### Your instructions
List all the lines in these records that hold "this".

%%

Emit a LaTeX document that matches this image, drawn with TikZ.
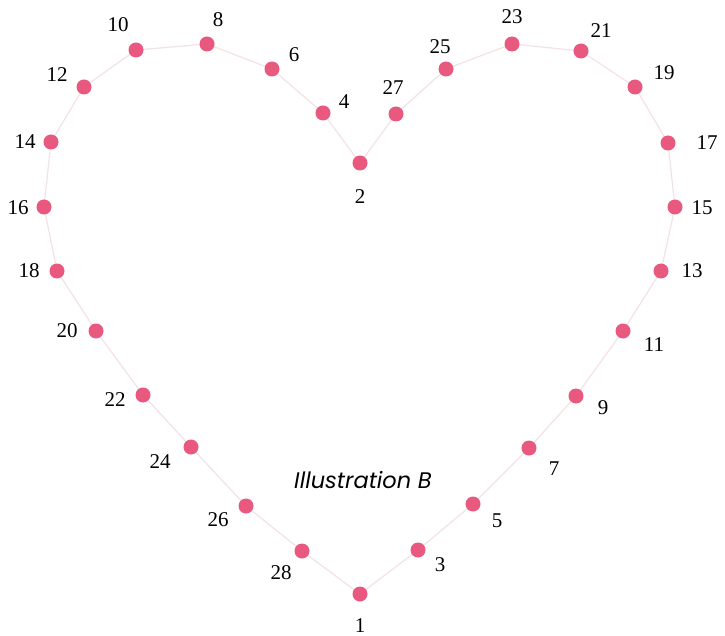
\documentclass[tikz,border=0pt]{standalone}
\usepackage{fontspec}
\setmainfont{Liberation Serif}
\newfontfamily\numfont{Liberation Serif}
\newfontfamily\illfont{Poppins}
\definecolor{dotpink}{HTML}{E8587F}
\definecolor{linepink}{HTML}{F3E2E6}
\begin{document}
\begin{tikzpicture}[x=1pt,y=-1pt,
  dotnode/.style={circle,fill=dotpink,draw=none,minimum size=15pt,inner sep=0pt},
  numlabel/.style={font=\numfont\fontsize{21}{21}\selectfont,text=black,inner sep=0pt},
  outline/.style={draw=linepink,line width=1.2pt}]
\useasboundingbox (0,0) rectangle (725,636);
\fill[white] (0,0) rectangle (725,636);
% dots
\foreach \n/\x/\y in {1/360/594, 2/360/163, 3/418/550, 4/323/113, 5/473/504, 6/272/69,
  7/529/448, 8/207/44, 9/576/396, 10/136/50, 11/623/331, 12/84/87, 13/661/271,
  14/51/142, 15/675/207, 16/44/207, 17/668/143, 18/57/271, 19/635/87, 20/96/331,
  21/581/51, 22/143/395, 23/512/44, 24/191/447, 25/446/69, 26/246/506, 27/396/114, 28/302/551}
  {\coordinate (p\n) at (\x,\y);}
\draw[outline] (p1) -- (p3) -- (p5) -- (p7) -- (p9) -- (p11) -- (p13) -- (p15) -- (p17)
  -- (p19) -- (p21) -- (p23) -- (p25) -- (p27) -- (p2) -- (p4) -- (p6) -- (p8) -- (p10)
  -- (p12) -- (p14) -- (p16) -- (p18) -- (p20) -- (p22) -- (p24) -- (p26) -- (p28) -- cycle;
\foreach \n in {1,...,28} {\node[dotnode] (d\n) at (p\n) {};}
% labels
\foreach \n/\x/\y in {1/360/626, 2/360/197, 3/440/565, 4/344/102, 5/497/521, 6/294/55,
  7/554/469, 8/218/20, 9/603/408, 10/118/25, 11/654/345, 12/57/75, 13/692/271,
  14/25/142, 15/702/208, 16/18/208, 17/707/143, 18/29/271, 19/664/73, 20/67/331,
  21/601/31, 22/115/400, 23/512/17, 24/160/462, 25/440/47, 26/218/520, 27/393/88, 28/281/573}
  {\node[numlabel] (l\n) at (\x,\y) {\n};}
\node[font=\illfont\itshape\fontsize{22.5}{22.5}\selectfont,inner sep=0pt] (title) at (363,480) {Illustration B};
\end{tikzpicture}
\end{document}
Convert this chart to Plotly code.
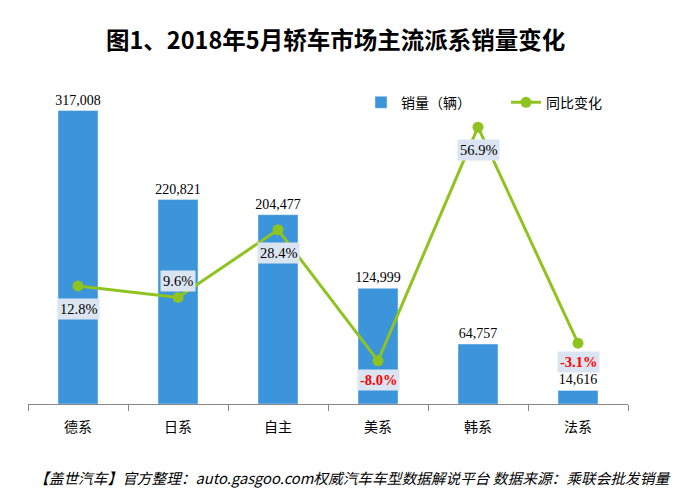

%%

### Reply
Emit a LaTeX document that matches this image, drawn with TikZ.
Convert this chart to Plotly code.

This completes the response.